Crit geometry is more hardcoreWoof the dog
Feb 15, 2003 2:27 AM
"Twitchy is a good word for the handling, I have looked over my shoulder to check traffic and drifted 3-4 feet into it."

maybe something you need to practice? I am sorry, but crit geometry or not, a more experienced rider wouldn't have that problem.

Gee, thanks I never would have thought of that.lonebikeroftheapocalypse
Feb 17, 2003 4:59 AM
Just relating a newbie experience to another newbie.
Feb 14, 2003 9:04 AM
I've got at least a dozen current geometry charts from popular builders and can't think of a one that I would consider "crit geometry". Do you have something specific in mind?

I general, a fast handling crit bike is not the type to begin with. You want stage-race geometry that will hold a straight line with little effort.
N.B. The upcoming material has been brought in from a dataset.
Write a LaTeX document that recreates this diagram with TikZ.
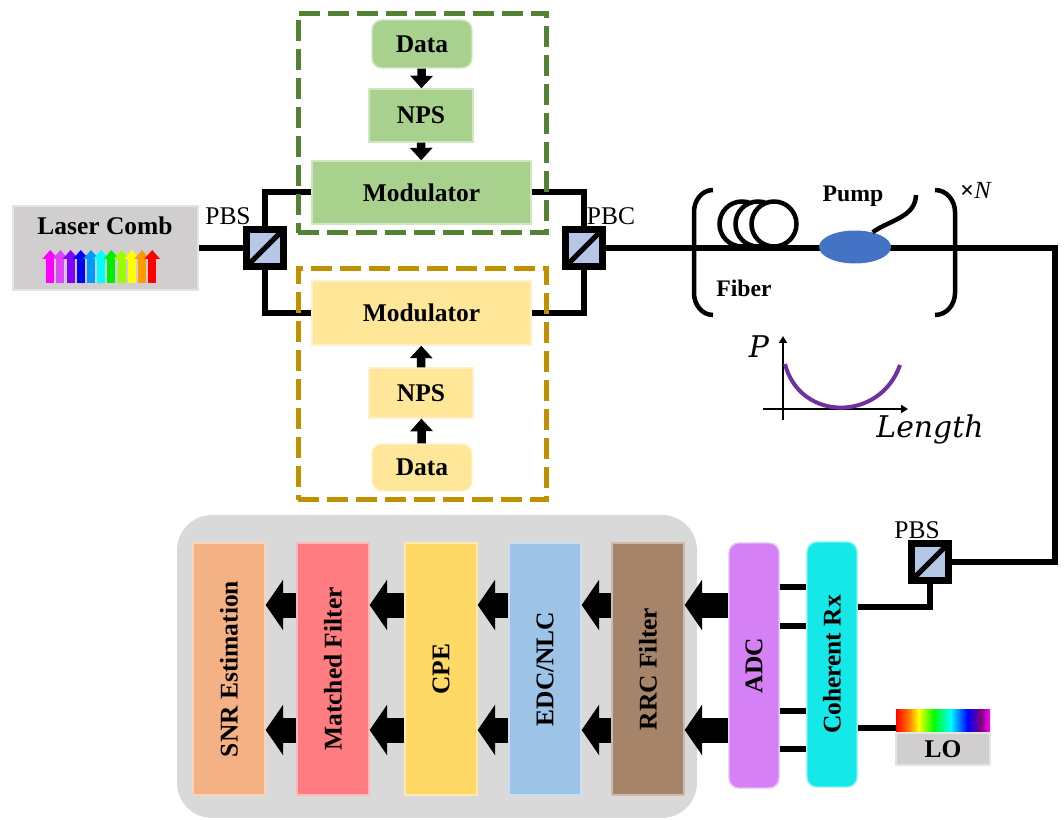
\documentclass[tikz,border=0pt]{standalone}
\usepackage{fontspec}
\setmainfont{Liberation Serif}
\newfontfamily\plotfont{DejaVu Serif}
\usepackage{tikz}
\usepackage{xcolor}
\usetikzlibrary{calc,arrows.meta,shapes.geometric}

\definecolor{greenfill}{HTML}{A9D18E}
\definecolor{greenframe}{HTML}{548235}
\definecolor{yellowfill}{HTML}{FFE699}
\definecolor{goldframe}{HTML}{BF9000}
\definecolor{combgray}{HTML}{D0CECE}
\definecolor{pbsblue}{HTML}{B4C7E7}
\definecolor{pumpblue}{HTML}{4472C4}
\definecolor{curvepurple}{HTML}{7030A0}
\definecolor{panelgray}{HTML}{D9D9D9}
\definecolor{snrfill}{HTML}{F4B183}
\definecolor{mffill}{HTML}{FF7C80}
\definecolor{cpefill}{HTML}{FFD966}
\definecolor{edcfill}{HTML}{9DC3E6}
\definecolor{rrcfill}{HTML}{A5846A}
\definecolor{adcfill}{HTML}{D580F5}
\definecolor{cohfill}{HTML}{14E8E8}
% comb lines
\definecolor{comb1}{HTML}{FF00FF}
\definecolor{comb2}{HTML}{DD44FF}
\definecolor{comb3}{HTML}{7F00FF}
\definecolor{comb4}{HTML}{0000FF}
\definecolor{comb5}{HTML}{0099FF}
\definecolor{comb6}{HTML}{00FFFF}
\definecolor{comb7}{HTML}{00EE00}
\definecolor{comb8}{HTML}{99FF00}
\definecolor{comb9}{HTML}{FFFF00}
\definecolor{comb10}{HTML}{FF9900}
\definecolor{comb11}{HTML}{FF0000}

\pgfdeclarehorizontalshading{lorainbow}{100bp}{color(0bp)=(red); color(25bp)=(red);
  color(32bp)=(orange); color(37bp)=(yellow); color(45bp)=(green); color(54bp)=(cyan);
  color(63bp)=(blue); color(70bp)=(violet); color(75bp)=(magenta); color(100bp)=(magenta)}

\begin{document}
\begin{tikzpicture}[x=0.02cm, y=-0.02cm]
    % Styles for boxes and lines
    \tikzset{
      lbl/.style={font=\fontsize{14.5}{17}\selectfont\bfseries},
      plainlbl/.style={font=\fontsize{14.5}{17}\selectfont},
      box/.style={rectangle, lbl, draw=#1!55!white, fill=#1, line width=0.8pt, inner sep=0pt, align=center},
      dspbar/.style={box=#1, minimum width=1.44cm, minimum height=5.04cm},
      grpframe/.style={rectangle, draw=#1, line width=0.1cm, dash pattern=on 0.42cm off 0.16cm, minimum width=4.98cm},
      pbsbox/.style={rectangle, draw=black, fill=pbsblue, line width=0.14cm, minimum size=0.74cm, inner sep=0pt,
        path picture={\draw[line width=0.1cm] (path picture bounding box.south west) -- (path picture bounding box.north east);}},
      fib/.style={line width=0.12cm},
      bracket/.style={line width=0.09cm},
      smallarrow/.style={line width=0.17cm, -{Triangle[width=0.44cm, length=0.25cm]}},
      bigarrow/.style={line width=0.5cm, -{Triangle[width=1cm, length=0.35cm]}},
      axis/.style={line width=0.055cm, -{Triangle[width=0.16cm, length=0.14cm]}}
    }
    \useasboundingbox (0,0) rectangle (1064,820);

    % DSP panel
    \node[fill=panelgray, rounded corners=0.7cm, minimum width=10.4cm, minimum height=6.06cm] (dsp) at (437,666.5) {};

    % Transmitter
    \node[box=combgray, minimum width=3.7cm, minimum height=1.68cm] (laser) at (105.5,248) {};
    \node[lbl] (lasertxt) at (105,226) {Laser Comb};
    \foreach \i in {1,...,11}
      \draw[line width=0.16cm, -{Triangle[width=0.3cm, length=0.18cm]}, comb\i] (40+\i*10.2,283) -- (40+\i*10.2,250);

    \node[pbsbox] (pbs1) at (265,248) {};
    \node[plainlbl] at (228,216) {PBS};
    \node[pbsbox] (pbc) at (584,248) {};
    \node[plainlbl] at (611,216) {PBC};

    \node[box=greenfill, rounded corners=0.2cm, minimum width=2cm, minimum height=0.96cm] (dataA) at (422,44) {Data};
    \node[box=greenfill, minimum width=2.08cm, minimum height=1.06cm] (npsA) at (421,115.5) {NPS};
    \node[box=greenfill, minimum width=4.38cm, minimum height=1.26cm] (modA) at (421.5,192.5) {Modulator};

    \node[box=yellowfill, minimum width=4.38cm, minimum height=1.28cm] (modB) at (421.5,313) {Modulator};
    \node[box=yellowfill, minimum width=2.08cm, minimum height=1cm] (npsB) at (421,393) {NPS};
    \node[box=yellowfill, rounded corners=0.2cm, minimum width=2cm, minimum height=0.94cm] (dataB) at (422,467.5) {Data};

    \draw[smallarrow] (dataA) -- (npsA);
    \draw[smallarrow] (npsA) -- (modA);
    \draw[smallarrow] (dataB) -- (npsB);
    \draw[smallarrow] (npsB) -- (modB);

    \draw[fib] (laser.east) -- (pbs1.west);
    \draw[fib] (pbs1.north) |- (modA.west);
    \draw[fib] (pbs1.south) |- (modB.west);
    \draw[fib] (modA.east) -| (pbc.north);
    \draw[fib] (modB.east) -| (pbc.south);

    \node[grpframe=greenframe, minimum height=4.4cm] (grpA) at (422.5,123) {};
    \node[grpframe=goldframe, minimum height=4.64cm] (grpB) at (422.5,384) {};

    % Fiber span
    \node[pbsbox] (pbs2) at (930,562) {};
    \node[plainlbl] at (917,530) {PBS};
    \coordinate (turn) at (1055,248);
    \draw[fib] (pbc.east) -- (turn) |- (pbs2.east);
    \foreach \cx in {742,758,774}
      \draw[bracket, fill=white] (\cx,224) circle (0.45cm);
    \node[ellipse, fill=pumpblue, minimum width=1.44cm, minimum height=0.66cm, inner sep=0pt] (pump) at (855,247) {};
    \draw[bracket] (pump.40) to[out=35, in=-92] (916,195);
    \node[lbl, font=\fontsize{13.5}{16}\selectfont\bfseries] (pumptxt) at (853,196) {Pump};
    \node[lbl, font=\fontsize{13.5}{16}\selectfont\bfseries] (fibertxt) at (744,288) {Fiber};
    \draw[bracket] (713,190) to[out=180, in=90] (694,212) -- (694,293) to[out=-90, in=180] (713,315);
    \draw[bracket] (935,190) to[out=0, in=90] (955,212) -- (955,293) to[out=-90, in=0] (935,315);
    \node[font=\fontsize{14}{16}\selectfont] (span) at (976,190) {\textbf{×}\textit{N}};

    % Power profile
    \draw[axis] (783,420) -- (783,336);
    \draw[axis] (763,409) -- (908,409);
    \draw[line width=0.08cm, curvepurple] (785,364) .. controls (800,422) and (880,422) .. (900,365);
    \node[font=\fontsize{17}{20}\selectfont\plotfont\itshape] (ptxt) at (759,347) {P};
    \node[font=\fontsize{17}{20}\selectfont\plotfont\itshape] (lentxt) at (930,429) {Length};

    % Receiver
    \node[box=adcfill, rounded corners=0.2cm, minimum width=1cm, minimum height=4.9cm] (adc) at (754,665.5) {\rotatebox{90}{ADC}};
    \node[box=cohfill, rounded corners=0.2cm, minimum width=1cm, minimum height=4.9cm] (coh) at (832,664.5) {\rotatebox{90}{Coherent Rx}};
    \node[minimum width=1.88cm, minimum height=0.48cm, shading=lorainbow, inner sep=0pt] (lospec) at (943,721) {};
    \node[box=combgray, minimum width=1.88cm, minimum height=0.64cm] (lo) at (943,749) {LO};

    \foreach \yy in {587,626,711,749} {
      \coordinate (tap) at (790,\yy);
      \draw[fib] (adc.east |- tap) -- (coh.west |- tap);
    }
    \draw[fib] (pbs2.south) |- ([yshift=1.15cm]coh.east);
    \coordinate (lotap) at ([yshift=0.1cm]lospec.south west);
    \draw[fib] (lotap) -- (coh.east |- lotap);

    % DSP chain
    \node[dspbar=snrfill] (snr) at (229,669) {\rotatebox{90}{SNR Estimation}};
    \node[dspbar=mffill] (mf) at (333,669) {\rotatebox{90}{Matched Filter}};
    \node[dspbar=cpefill] (cpe) at (441,669) {\rotatebox{90}{CPE}};
    \node[dspbar=edcfill] (edc) at (545,669) {\rotatebox{90}{EDC/NLC}};
    \node[dspbar=rrcfill] (rrc) at (648,669) {\rotatebox{90}{RRC Filter}};

    \coordinate (rowA) at (0,605);
    \coordinate (rowB) at (0,730);
    \foreach \a/\b in {adc/rrc, rrc/edc, edc/cpe, cpe/mf, mf/snr} {
      \draw[bigarrow] (\a.west |- rowA) -- (\b.east |- rowA);
      \draw[bigarrow] (\a.west |- rowB) -- (\b.east |- rowB);
    }
\end{tikzpicture}
\end{document}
If the inseam that you posted is an accurate cycling inseam, measured to hard crotch contact in bare feet, you have a fairly long torso (short legs for yout height). You would probably fit best on a bike with a long top tube. You will find that most brands rarely vary more than 1cm between the shortest and longest, so there's not a huge choice out there in stock frames.

Don't put a lot of faith in the wrench science reach calculation. It does not take into account the saddle fore/aft position. It could easily be off by 2cm. You won't know unless you get a professional fitting or set yourself up on a real bike, following directions like those offered at
re: Crit or Road geometry better?Ambishawn
Feb 15, 2003 10:35 AM
I think a bike with stage race geometry is a better all around choice than a Crit bike. Crit bikes not only have twitcy handling but are usually harsh riding compaired to stage race geometry. Your much taller than the avreage person so the disadvantage is fewer avalible bikes for sale on the used market, the advantage is that someone with a 61cm+ frame for sale will have a hard time selling it. It won't fit anyone!!!!!!!! Anything at 61cm should go for a song.